Presentation Silence is like a secret weapon. It’s powerful, but many people don’t realize it’s available.
You know your message. You know your audience. You are determined to make a connection. You understand the audience benefit and you are determined to create rapport so that your message will be well received. You craft an effective outline and you have practiced your presentation until you can talk through it without having to stop and review your notes.
You are ready… to talk.
But are you ready to be silent?
There are times when the best thing to say is—nothing.
Here are a few reasons silence can be a great option.
Presentation Silence is Captivating
Imagine you are in a meeting. The person upfront is providing a project update along with some recommendations. It is 4 minutes into a 6-minute presentation.
“The first two items we discussed were the need for increased budget and an adjustment to the timeline, the final item to address is…”
And then silence.
What happens to your attention?
What happens in the audience?
Do they lose focus, or do they regain it?
Sudden changes capture attention. If things are quiet and then suddenly loud, people startle awake and look around.
The opposite is true. When things are loud and suddenly go quiet, people notice the change and increase their awareness.
Presentation Silence Creates Accountability
Imagine another meeting. A supervisor is sharing instructions regarding this week’s work. While talking, she notices two employees having a side conversation.
The supervisor stops talking and looks at them.
What is most likely to happen in this scenario?
“Oops. Sorry, Boss. We are listening.”
And then the presentation can continue.
The supervisor was able to provide accountability without losing much time and without having to use words.
Presentation silence creates accountability.
Presentation Silence Creates Brain Space
Place yourself in yet another presentation.
This time a new and surprising piece of data is being revealed.
This fact changes everything. The audience needs to consider it and then make some careful decisions.
If the presenter creates curiosity about this fact and then reveals it, silence can be a decisive next step. Simply let the new information sink in for a few seconds. The silence may be broken by the audience members as they ask questions and discuss the ramifications.
The silence creates the brain space for the concept to be considered.
If the presenter fails to provide that space, the audience might ignore them because the information has captured their attention.
Providing silence makes you look wise because you realized the need for it—the need for the audience to have brain space.

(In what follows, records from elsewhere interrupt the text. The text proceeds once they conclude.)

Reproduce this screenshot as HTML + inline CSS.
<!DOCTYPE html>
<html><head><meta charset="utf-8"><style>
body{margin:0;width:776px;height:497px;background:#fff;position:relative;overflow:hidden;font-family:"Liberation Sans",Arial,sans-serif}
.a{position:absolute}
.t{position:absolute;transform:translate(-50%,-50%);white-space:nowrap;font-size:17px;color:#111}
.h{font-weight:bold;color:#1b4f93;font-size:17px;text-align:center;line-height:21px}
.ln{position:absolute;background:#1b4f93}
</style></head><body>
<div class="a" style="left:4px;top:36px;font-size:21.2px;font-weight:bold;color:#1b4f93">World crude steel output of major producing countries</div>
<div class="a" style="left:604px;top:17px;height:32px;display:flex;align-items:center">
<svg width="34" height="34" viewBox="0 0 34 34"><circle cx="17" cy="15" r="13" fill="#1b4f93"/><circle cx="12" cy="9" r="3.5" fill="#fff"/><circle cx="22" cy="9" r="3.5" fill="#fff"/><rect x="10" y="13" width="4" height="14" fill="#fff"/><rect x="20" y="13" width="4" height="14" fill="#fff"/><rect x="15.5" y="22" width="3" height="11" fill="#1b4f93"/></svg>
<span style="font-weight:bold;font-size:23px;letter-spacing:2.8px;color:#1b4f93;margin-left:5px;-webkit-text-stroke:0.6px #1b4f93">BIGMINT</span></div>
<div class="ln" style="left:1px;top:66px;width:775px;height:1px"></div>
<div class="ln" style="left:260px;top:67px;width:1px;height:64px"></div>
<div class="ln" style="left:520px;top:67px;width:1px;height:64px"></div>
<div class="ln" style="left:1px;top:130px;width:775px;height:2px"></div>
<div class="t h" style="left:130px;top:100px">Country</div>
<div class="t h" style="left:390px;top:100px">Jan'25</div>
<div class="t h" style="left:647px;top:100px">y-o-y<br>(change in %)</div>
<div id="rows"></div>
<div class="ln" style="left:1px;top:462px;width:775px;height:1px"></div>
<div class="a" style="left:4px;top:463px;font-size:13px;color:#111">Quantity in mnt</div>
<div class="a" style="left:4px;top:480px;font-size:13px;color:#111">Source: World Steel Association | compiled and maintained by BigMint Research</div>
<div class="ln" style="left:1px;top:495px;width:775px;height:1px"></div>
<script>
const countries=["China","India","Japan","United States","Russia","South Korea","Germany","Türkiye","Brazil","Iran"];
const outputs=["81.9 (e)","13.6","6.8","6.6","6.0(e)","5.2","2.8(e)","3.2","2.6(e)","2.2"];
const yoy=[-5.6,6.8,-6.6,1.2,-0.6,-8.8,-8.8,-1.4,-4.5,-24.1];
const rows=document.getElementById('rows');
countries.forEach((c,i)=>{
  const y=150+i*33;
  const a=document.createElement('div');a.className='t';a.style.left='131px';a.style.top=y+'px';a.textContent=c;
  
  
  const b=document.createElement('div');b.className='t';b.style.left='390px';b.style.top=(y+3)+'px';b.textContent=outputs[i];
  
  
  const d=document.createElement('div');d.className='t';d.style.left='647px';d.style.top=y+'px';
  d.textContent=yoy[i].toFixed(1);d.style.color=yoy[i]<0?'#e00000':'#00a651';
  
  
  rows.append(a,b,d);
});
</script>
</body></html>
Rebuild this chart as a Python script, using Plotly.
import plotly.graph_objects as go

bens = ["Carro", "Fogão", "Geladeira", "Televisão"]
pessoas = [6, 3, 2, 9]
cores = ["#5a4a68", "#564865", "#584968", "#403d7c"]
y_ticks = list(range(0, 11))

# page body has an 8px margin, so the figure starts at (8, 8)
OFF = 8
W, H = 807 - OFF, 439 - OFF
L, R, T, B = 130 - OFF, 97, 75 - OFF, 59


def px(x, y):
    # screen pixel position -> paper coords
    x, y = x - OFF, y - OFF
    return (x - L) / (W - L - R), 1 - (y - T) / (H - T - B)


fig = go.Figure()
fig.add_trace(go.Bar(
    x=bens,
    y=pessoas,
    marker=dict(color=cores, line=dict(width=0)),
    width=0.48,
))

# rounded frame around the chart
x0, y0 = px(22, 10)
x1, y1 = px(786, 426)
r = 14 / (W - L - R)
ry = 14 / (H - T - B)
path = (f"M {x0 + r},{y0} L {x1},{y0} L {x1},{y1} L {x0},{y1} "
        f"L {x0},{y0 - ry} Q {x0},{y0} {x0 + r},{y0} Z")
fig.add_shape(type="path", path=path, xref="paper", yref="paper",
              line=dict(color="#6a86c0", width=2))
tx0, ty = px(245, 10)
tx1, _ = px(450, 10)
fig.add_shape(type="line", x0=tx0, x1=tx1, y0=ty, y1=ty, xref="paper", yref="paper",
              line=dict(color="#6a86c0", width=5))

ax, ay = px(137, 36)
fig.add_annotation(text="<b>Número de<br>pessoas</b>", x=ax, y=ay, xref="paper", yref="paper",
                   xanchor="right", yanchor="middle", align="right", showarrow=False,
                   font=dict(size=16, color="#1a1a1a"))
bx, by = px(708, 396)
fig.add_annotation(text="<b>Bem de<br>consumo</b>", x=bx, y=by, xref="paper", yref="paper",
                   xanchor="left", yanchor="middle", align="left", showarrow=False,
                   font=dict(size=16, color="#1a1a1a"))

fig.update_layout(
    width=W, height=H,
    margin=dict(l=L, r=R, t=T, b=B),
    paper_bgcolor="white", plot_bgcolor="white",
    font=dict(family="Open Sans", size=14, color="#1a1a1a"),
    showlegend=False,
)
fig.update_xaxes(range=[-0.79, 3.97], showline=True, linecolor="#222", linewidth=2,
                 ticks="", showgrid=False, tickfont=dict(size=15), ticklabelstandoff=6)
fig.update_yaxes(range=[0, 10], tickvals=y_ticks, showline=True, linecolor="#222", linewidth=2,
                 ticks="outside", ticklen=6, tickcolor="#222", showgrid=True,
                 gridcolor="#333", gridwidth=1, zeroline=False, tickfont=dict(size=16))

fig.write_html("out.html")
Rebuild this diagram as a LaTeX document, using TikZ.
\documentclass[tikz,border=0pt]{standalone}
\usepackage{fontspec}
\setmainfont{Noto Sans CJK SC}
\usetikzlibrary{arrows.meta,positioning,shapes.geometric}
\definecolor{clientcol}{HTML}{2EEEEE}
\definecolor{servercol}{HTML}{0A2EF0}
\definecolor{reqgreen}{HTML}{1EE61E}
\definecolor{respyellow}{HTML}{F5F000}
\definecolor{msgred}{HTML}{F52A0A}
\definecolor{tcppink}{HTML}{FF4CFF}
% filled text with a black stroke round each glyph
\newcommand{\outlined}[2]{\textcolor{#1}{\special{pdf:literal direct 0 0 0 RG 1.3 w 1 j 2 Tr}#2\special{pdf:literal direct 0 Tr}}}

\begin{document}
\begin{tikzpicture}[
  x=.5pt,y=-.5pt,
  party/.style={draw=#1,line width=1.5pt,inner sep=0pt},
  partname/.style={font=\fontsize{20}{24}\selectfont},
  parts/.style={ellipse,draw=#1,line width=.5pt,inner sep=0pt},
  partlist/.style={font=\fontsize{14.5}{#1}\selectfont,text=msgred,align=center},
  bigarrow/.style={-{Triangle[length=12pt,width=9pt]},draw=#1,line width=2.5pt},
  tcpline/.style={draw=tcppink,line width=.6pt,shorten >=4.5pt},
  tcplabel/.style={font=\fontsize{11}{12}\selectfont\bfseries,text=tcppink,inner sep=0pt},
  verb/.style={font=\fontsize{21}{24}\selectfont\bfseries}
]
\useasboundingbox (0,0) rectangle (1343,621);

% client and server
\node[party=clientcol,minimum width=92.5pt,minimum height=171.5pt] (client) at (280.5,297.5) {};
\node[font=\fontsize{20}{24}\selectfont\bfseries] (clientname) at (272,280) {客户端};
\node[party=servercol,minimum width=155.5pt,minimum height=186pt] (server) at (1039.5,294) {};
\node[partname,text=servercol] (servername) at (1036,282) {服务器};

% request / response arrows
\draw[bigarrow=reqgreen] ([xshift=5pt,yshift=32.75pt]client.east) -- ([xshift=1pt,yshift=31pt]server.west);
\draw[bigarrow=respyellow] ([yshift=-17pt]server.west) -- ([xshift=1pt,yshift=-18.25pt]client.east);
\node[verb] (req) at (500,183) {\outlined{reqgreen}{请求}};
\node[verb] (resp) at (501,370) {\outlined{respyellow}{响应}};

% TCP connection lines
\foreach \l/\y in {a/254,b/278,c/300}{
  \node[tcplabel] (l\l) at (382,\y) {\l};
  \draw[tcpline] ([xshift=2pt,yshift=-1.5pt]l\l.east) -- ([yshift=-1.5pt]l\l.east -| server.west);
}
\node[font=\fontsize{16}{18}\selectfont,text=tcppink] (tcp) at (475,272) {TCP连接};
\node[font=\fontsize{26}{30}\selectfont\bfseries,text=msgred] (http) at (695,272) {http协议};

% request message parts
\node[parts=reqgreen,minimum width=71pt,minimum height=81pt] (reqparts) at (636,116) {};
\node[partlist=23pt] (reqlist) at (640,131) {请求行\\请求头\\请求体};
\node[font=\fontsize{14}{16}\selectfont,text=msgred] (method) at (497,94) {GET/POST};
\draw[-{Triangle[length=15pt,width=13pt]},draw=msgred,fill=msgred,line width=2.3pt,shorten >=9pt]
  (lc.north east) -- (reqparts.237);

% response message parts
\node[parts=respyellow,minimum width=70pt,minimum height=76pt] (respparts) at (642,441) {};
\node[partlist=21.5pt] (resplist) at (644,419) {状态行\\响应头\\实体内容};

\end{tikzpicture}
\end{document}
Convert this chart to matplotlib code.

At other times, the presenter is the one who needs the brain space. Perhaps a challenging question has been asked. Maybe a moment of tension has been created. The presenter needs to slow down and think so that the response will be thoughtful and not reactionary.
And what about those times when a word escapes us?
It is common for presenters to pause while quickly thinking of the next word or the next topic. This is where the verbal pause can become an annoying habit. Because we are uncomfortable with silence, we fill it with “umms” and “uhhs” and meaningless phrases or business buzzwords. Silence is a much better alternative. Be silent.
Silence can create brain space for the presenter and allow that next word to arrive.
Presentation Silence Can Serve Multiple Purposes
And sometimes, the silence fulfills multiple purposes.
I have a stressful memory of a presentation. An observer who had been half-listening approached me afterward to offer critiques. The critiques confirmed the fact that they had not been paying attention. The review was so inappropriate and inaccurate that I struggled to form an appropriate response.
There was a long silence as I looked at the critic and waited for the words to come. The silence created brain space.
The silence then created accountability as the critic’s own words echoed in her mind. She mumbled a half-apology and quickly left. It was then I realized that the silence had been powerful. I was using it to think, but it had the effect of accountability.
That is good to know!
Presentation silence is like a swiss army knife. It has many uses. It can create interest, it can create accountability, and it can create brain space. Keep it in mind when you speak, and you will be well on your way to making big presentations in small rooms!